_EXERCISE OBJECTIVE_: Repeat the listing word for word. No pictures belong in the copy.

_DATA BLOCK_:
►
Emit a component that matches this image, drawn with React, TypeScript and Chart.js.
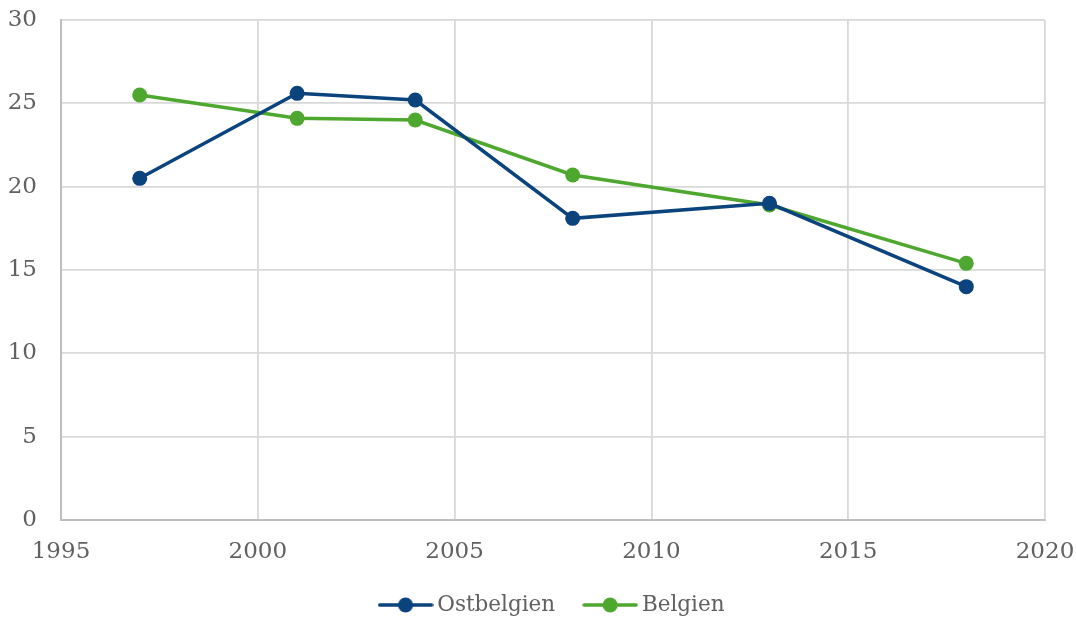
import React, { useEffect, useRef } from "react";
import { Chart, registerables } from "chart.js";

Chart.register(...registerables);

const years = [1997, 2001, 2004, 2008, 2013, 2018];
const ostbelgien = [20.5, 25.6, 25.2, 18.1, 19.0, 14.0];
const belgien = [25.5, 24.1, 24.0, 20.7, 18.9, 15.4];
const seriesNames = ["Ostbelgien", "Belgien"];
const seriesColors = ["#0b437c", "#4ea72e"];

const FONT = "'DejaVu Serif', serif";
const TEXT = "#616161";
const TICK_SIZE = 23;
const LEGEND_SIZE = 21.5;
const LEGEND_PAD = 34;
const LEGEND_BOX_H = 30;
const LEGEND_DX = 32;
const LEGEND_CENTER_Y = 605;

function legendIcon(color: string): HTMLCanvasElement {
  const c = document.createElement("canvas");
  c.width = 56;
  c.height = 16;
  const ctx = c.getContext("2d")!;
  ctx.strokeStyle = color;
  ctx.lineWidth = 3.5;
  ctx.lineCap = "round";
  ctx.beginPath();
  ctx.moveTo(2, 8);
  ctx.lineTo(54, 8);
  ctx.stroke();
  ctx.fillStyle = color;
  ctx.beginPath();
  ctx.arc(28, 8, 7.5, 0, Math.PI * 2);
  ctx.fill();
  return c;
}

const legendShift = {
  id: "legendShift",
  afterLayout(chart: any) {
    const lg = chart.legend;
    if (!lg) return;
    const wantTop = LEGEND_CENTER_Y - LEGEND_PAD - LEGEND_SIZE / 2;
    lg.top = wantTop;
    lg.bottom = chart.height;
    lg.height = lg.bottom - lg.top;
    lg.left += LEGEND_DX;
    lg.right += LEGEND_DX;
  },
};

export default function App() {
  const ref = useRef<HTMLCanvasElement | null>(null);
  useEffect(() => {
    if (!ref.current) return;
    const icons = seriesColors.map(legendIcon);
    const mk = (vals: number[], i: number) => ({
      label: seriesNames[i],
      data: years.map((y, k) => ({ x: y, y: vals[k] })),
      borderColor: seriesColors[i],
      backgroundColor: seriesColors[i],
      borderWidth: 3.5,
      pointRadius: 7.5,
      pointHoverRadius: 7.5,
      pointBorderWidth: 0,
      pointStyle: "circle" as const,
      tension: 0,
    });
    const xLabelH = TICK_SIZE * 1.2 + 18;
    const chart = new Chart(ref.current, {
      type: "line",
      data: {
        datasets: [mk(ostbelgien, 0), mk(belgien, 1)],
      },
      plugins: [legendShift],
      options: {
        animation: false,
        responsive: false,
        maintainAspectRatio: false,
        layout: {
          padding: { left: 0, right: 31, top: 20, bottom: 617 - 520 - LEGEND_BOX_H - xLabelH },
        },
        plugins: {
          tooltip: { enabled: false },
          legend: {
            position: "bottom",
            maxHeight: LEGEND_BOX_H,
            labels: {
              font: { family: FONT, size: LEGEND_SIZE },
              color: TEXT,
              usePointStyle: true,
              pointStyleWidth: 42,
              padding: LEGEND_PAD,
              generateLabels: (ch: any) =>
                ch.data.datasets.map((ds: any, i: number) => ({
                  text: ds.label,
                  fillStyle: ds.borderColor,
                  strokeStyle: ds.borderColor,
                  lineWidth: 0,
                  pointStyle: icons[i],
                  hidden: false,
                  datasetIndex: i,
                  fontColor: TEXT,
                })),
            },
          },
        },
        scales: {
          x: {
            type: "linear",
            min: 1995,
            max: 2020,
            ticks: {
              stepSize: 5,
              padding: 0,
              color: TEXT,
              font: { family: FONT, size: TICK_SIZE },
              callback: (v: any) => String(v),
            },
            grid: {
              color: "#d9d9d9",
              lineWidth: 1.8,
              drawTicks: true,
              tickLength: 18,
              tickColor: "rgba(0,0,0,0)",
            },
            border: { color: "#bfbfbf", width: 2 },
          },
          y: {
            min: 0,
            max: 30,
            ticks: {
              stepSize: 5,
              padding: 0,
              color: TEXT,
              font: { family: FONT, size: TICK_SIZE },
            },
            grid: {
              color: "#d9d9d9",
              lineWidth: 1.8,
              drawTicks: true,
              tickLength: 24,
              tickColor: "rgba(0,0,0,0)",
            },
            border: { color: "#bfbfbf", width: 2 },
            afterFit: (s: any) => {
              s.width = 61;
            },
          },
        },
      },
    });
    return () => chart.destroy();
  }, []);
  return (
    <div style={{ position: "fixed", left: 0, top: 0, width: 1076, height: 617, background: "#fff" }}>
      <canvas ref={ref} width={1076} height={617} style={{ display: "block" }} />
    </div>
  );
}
◄
_EXPECTED OUTPUT_:
Emit a component that matches this image, drawn with React, TypeScript and Chart.js.
import React, { useEffect, useRef } from "react";
import { Chart, registerables } from "chart.js";

Chart.register(...registerables);

const years = [1997, 2001, 2004, 2008, 2013, 2018];
const ostbelgien = [20.5, 25.6, 25.2, 18.1, 19.0, 14.0];
const belgien = [25.5, 24.1, 24.0, 20.7, 18.9, 15.4];
const seriesNames = ["Ostbelgien", "Belgien"];
const seriesColors = ["#0b437c", "#4ea72e"];

const FONT = "'DejaVu Serif', serif";
const TEXT = "#616161";
const TICK_SIZE = 23;
const LEGEND_SIZE = 21.5;
const LEGEND_PAD = 34;
const LEGEND_BOX_H = 30;
const LEGEND_DX = 32;
const LEGEND_CENTER_Y = 605;

function legendIcon(color: string): HTMLCanvasElement {
  const c = document.createElement("canvas");
  c.width = 56;
  c.height = 16;
  const ctx = c.getContext("2d")!;
  ctx.strokeStyle = color;
  ctx.lineWidth = 3.5;
  ctx.lineCap = "round";
  ctx.beginPath();
  ctx.moveTo(2, 8);
  ctx.lineTo(54, 8);
  ctx.stroke();
  ctx.fillStyle = color;
  ctx.beginPath();
  ctx.arc(28, 8, 7.5, 0, Math.PI * 2);
  ctx.fill();
  return c;
}

const legendShift = {
  id: "legendShift",
  afterLayout(chart: any) {
    const lg = chart.legend;
    if (!lg) return;
    const wantTop = LEGEND_CENTER_Y - LEGEND_PAD - LEGEND_SIZE / 2;
    lg.top = wantTop;
    lg.bottom = chart.height;
    lg.height = lg.bottom - lg.top;
    lg.left += LEGEND_DX;
    lg.right += LEGEND_DX;
  },
};

export default function App() {
  const ref = useRef<HTMLCanvasElement | null>(null);
  useEffect(() => {
    if (!ref.current) return;
    const icons = seriesColors.map(legendIcon);
    const mk = (vals: number[], i: number) => ({
      label: seriesNames[i],
      data: years.map((y, k) => ({ x: y, y: vals[k] })),
      borderColor: seriesColors[i],
      backgroundColor: seriesColors[i],
      borderWidth: 3.5,
      pointRadius: 7.5,
      pointHoverRadius: 7.5,
      pointBorderWidth: 0,
      pointStyle: "circle" as const,
      tension: 0,
    });
    const xLabelH = TICK_SIZE * 1.2 + 18;
    const chart = new Chart(ref.current, {
      type: "line",
      data: {
        datasets: [mk(ostbelgien, 0), mk(belgien, 1)],
      },
      plugins: [legendShift],
      options: {
        animation: false,
        responsive: false,
        maintainAspectRatio: false,
        layout: {
          padding: { left: 0, right: 31, top: 20, bottom: 617 - 520 - LEGEND_BOX_H - xLabelH },
        },
        plugins: {
          tooltip: { enabled: false },
          legend: {
            position: "bottom",
            maxHeight: LEGEND_BOX_H,
            labels: {
              font: { family: FONT, size: LEGEND_SIZE },
              color: TEXT,
              usePointStyle: true,
              pointStyleWidth: 42,
              padding: LEGEND_PAD,
              generateLabels: (ch: any) =>
                ch.data.datasets.map((ds: any, i: number) => ({
                  text: ds.label,
                  fillStyle: ds.borderColor,
                  strokeStyle: ds.borderColor,
                  lineWidth: 0,
                  pointStyle: icons[i],
                  hidden: false,
                  datasetIndex: i,
                  fontColor: TEXT,
                })),
            },
          },
        },
        scales: {
          x: {
            type: "linear",
            min: 1995,
            max: 2020,
            ticks: {
              stepSize: 5,
              padding: 0,
              color: TEXT,
              font: { family: FONT, size: TICK_SIZE },
              callback: (v: any) => String(v),
            },
            grid: {
              color: "#d9d9d9",
              lineWidth: 1.8,
              drawTicks: true,
              tickLength: 18,
              tickColor: "rgba(0,0,0,0)",
            },
            border: { color: "#bfbfbf", width: 2 },
          },
          y: {
            min: 0,
            max: 30,
            ticks: {
              stepSize: 5,
              padding: 0,
              color: TEXT,
              font: { family: FONT, size: TICK_SIZE },
            },
            grid: {
              color: "#d9d9d9",
              lineWidth: 1.8,
              drawTicks: true,
              tickLength: 24,
              tickColor: "rgba(0,0,0,0)",
            },
            border: { color: "#bfbfbf", width: 2 },
            afterFit: (s: any) => {
              s.width = 61;
            },
          },
        },
      },
    });
    return () => chart.destroy();
  }, []);
  return (
    <div style={{ position: "fixed", left: 0, top: 0, width: 1076, height: 617, background: "#fff" }}>
      <canvas ref={ref} width={1076} height={617} style={{ display: "block" }} />
    </div>
  );
}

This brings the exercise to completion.